Did you know about new technology that is supposed to “teen-proof” cars for safety purposes? I thought it was an interesting idea for sure, but what did that mean? How exactly would someone “teen-proof” a vehicle?

For cars, at least, here are the features for “teen-proofing”:

  • Speed control by limiting the car’s top speed
  • GPS vehicle locator
  • Ability to have the car read incoming text messages to the driver
  • Stereo volume limiter
  • Muted stereo until the seat belt is fastened
  • Text messages to parents when the car exceeds speed limits, is out after curfew, or enters a pre-determined “geo fenced” zone

These features are being used by Ford (My Key Technology), GM (On Star), and Hyundai (Blue Link) as of now, but it sounds like other car companies are also looking into it.

Initially I thought this was a good idea; the safer the better, right? If I had kids, it would be nice to limit their speed (if they had somewhere to be, then they could just leave the house extra early, right? It would be great to control how they were driving and make sure they don’t do “stupid” things).

But after thinking these things through, I wondered more about teen-proofed cars and questioned them. Would these things really make them safer? Or would it make them more rebellious? Wouldn’t it really just enable them to drive stupidly in other vehicles because they wouldn’t learn to make conscious decisions on their own? I think kids need to drive the speed limit because it’s safe, and law abiding, not because the car won’t allow them to speed.

A speeding ticket or a fender bender teaches a teen much more than can be learned in a classroom or from a super-technical, “teen-proof” car. We need to let kids experience life and make lots of mistakes—that’s what truly keeps them safe. They learn, as we did, the right way to drive, and how to stay safe.

Will teens with "teen-proof" cars learn from their mistakes?

Will teens with "teen-proof" cars learn from their mistakes?

I have to wonder: why are parents allowing their teens to drive these brand-new, fancy cars in the first place? My first car was an old, ugly, reliable, clunker that I paid for myself. And I loved that car! I taught myself how to drive safely (I had to floor it for a mile or two before I was able to pass someone!) with the radio blaring, and I had a couple of close calls through the first years. That taught me so much, and today, I’m thankful for those experiences. It’s a sure bet that your teens won’t be showing off and joyriding if you give them a 1990 beater Chevy like mine to drive—but if you give them a 2012 Sonata with a sunroof, then of course they’ll take corners at 100 mph!

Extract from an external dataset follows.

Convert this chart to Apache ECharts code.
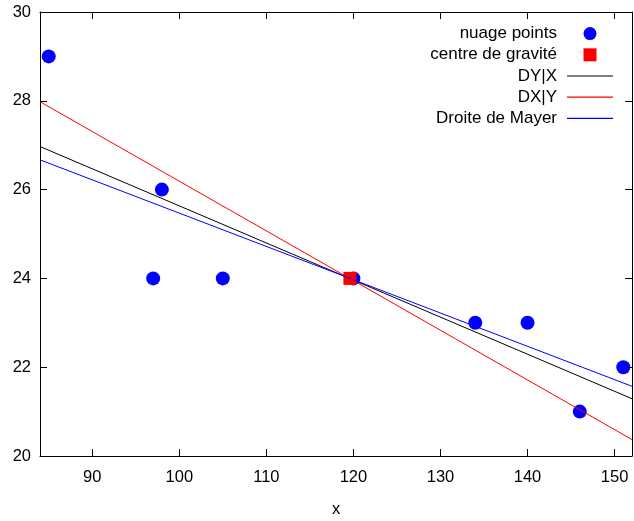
<!DOCTYPE html>
<html>
<head>
<meta charset="utf-8">
<script src="https://cdn.jsdelivr.net/npm/echarts@6/dist/echarts.min.js"></script>
<style>html,body{margin:0;padding:0;background:#fff;}#c{width:634px;height:521px;}</style>
</head>
<body>
<div id="c"></div>
<script>
// Scatter cloud
const pointsX = [85, 97, 98, 105, 120, 134, 140, 146, 151];
const pointsY = [29, 24, 26, 24, 24, 23, 23, 21, 22];
// Centre of gravity
const centreX = [119.6];
const centreY = [24];
// Fitted lines, read at both ends of the x range
const lineX = [84, 152];
const dyxY = [26.97, 21.29];
const dxyY = [27.98, 20.37];
const mayerY = [26.67, 21.57];
// Axis ticks
const xTicks = [90, 100, 110, 120, 130, 140, 150];
const yTicks = [20, 22, 24, 26, 28, 30];
const seriesNames = ['nuage points', 'centre de gravité', 'DY|X', 'DX|Y', 'Droite de Mayer'];

const zip = (xs, ys) => xs.map((x, i) => [x, ys[i]]);
const FONT = 'Liberation Sans';
const axisLineStyle = { color: '#000', width: 1 };
const lineIcon = 'path://M0,0h46v1.2h-46z';

const chart = echarts.init(document.getElementById('c'), null, { renderer: 'canvas' });
chart.setOption({
  animation: false,
  backgroundColor: '#fff',
  textStyle: { fontFamily: FONT },
  grid: { left: 40, right: 2, top: 12, bottom: 65, containLabel: false, outerBoundsMode: 'none' },
  legend: {
    orient: 'vertical',
    right: 21,
    top: 23,
    padding: 0,
    align: 'right',
    itemWidth: 46,
    itemHeight: 13,
    itemGap: 0,
    selectedMode: false,
    textStyle: { fontFamily: FONT, fontSize: 17, color: '#000', lineHeight: 21.2, padding: [0, 5, 0, 0] },
    data: [
      { name: seriesNames[0], icon: 'circle' },
      { name: seriesNames[1], icon: 'path://M0,0h10v10h-10z' },
      { name: seriesNames[2], icon: lineIcon },
      { name: seriesNames[3], icon: lineIcon },
      { name: seriesNames[4], icon: lineIcon }
    ]
  },
  xAxis: [{
    type: 'value', min: 84, max: 152,
    name: 'x', nameLocation: 'middle', nameGap: 45,
    nameTextStyle: { fontFamily: FONT, fontSize: 16.5, color: '#000' },
    axisLine: { onZero: false, lineStyle: axisLineStyle },
    axisTick: { inside: true, length: 7, lineStyle: axisLineStyle, customValues: xTicks },
    axisLabel: { fontFamily: FONT, fontSize: 16.5, color: '#000', margin: 13, customValues: xTicks },
    splitLine: { show: false }
  }, {
    type: 'value', min: 84, max: 152, position: 'top',
    axisLine: { onZero: false, lineStyle: axisLineStyle },
    axisTick: { inside: true, length: 7, lineStyle: axisLineStyle, customValues: xTicks },
    axisLabel: { show: false },
    splitLine: { show: false }
  }],
  yAxis: [{
    type: 'value', min: 20, max: 30, interval: 2,
    axisLine: { show: true, onZero: false, lineStyle: axisLineStyle },
    axisTick: { show: true, inside: true, length: 7, lineStyle: axisLineStyle, customValues: yTicks },
    axisLabel: { fontFamily: FONT, fontSize: 16.5, color: '#000', margin: 9, customValues: yTicks },
    splitLine: { show: false }
  }, {
    type: 'value', min: 20, max: 30, interval: 2, position: 'right',
    axisLine: { show: true, onZero: false, lineStyle: axisLineStyle },
    axisTick: { show: true, inside: true, length: 7, lineStyle: axisLineStyle, customValues: yTicks },
    axisLabel: { show: false },
    splitLine: { show: false }
  }],
  series: [
    {
      name: seriesNames[0], type: 'scatter', symbol: 'circle', symbolSize: 14,
      itemStyle: { color: '#0000ff', opacity: 1 },
      data: zip(pointsX, pointsY)
    },
    {
      name: seriesNames[1], type: 'scatter', symbol: 'rect', symbolSize: 13,
      itemStyle: { color: '#ff0000', opacity: 1 },
      data: zip(centreX, centreY)
    },
    {
      name: seriesNames[2], type: 'line', symbol: 'none',
      lineStyle: { color: '#000000', width: 1 }, itemStyle: { color: '#000000' },
      data: zip(lineX, dyxY)
    },
    {
      name: seriesNames[3], type: 'line', symbol: 'none',
      lineStyle: { color: '#ff0000', width: 1 }, itemStyle: { color: '#ff0000' },
      data: zip(lineX, dxyY)
    },
    {
      name: seriesNames[4], type: 'line', symbol: 'none',
      lineStyle: { color: '#0000ff', width: 1 }, itemStyle: { color: '#0000ff' },
      data: zip(lineX, mayerY)
    }
  ]
});
</script>
</body>
</html>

Not to mention, having the car control itself is less safe. I think auto makers need to make cars safer with seat belts, air bags, and good braking systems, but leave the control up to the driver. Electrical malfunctions are much less safe than driver error, because electronic malfunctions are out of our control—remember Toyota’s runaway cars?

I always trust human judgment over technology—especially that of my own kids (if I had any). We’re designed for critical, fast thinking. Cars are not!

The more technology that takes over, the dumber we become. I feel that we need to continue to think for ourselves and teach our children the right way to handle things, including a car. Those are skills we all need to learn the hard way sometimes. And, if we continue to allow controls like this—what’s next? Is the government going to put restrictions on all cars? Are adults also going to be forced to buckle up before being allowed to use the radio? When is enough, enough? Where does the control end? Teen-proofing cars are just the beginning.

What do you think of this technology? Is it making us and our kids safer? Or does it enable them to make worse choices, and to not take responsibility? What other technology might not be all it’s cracked up to be?



Amanda Sneed

Being an office assistant at Quality Logo Products allows Amanda to have a workday filled with the variety she loves, including writing with the QLP Blog Squad. She enjoys all kinds of music, movies, and TV shows, most frequently sitcoms like Roseanne and Seinfeld or competitive shows like American Idol and So You Think You Can Dance. Often times you will find her at home with her husband, gardening and cooking, or having friends over for a bonfire or a board game night. You can also connect with Amanda on Google+.

Comments

  1. Mandy Kilinskis

    I totally agree that more technology makes us dumber, but the feature that reads incoming text messages is really nice. Too many teens (and all younger drivers, really) check their phones while driving. A feature that reads texts out loud would allow them to keep their hands on the wheel and not on their phone. Sure, I’d hope that they have better sense than that…but let’s be realistic here.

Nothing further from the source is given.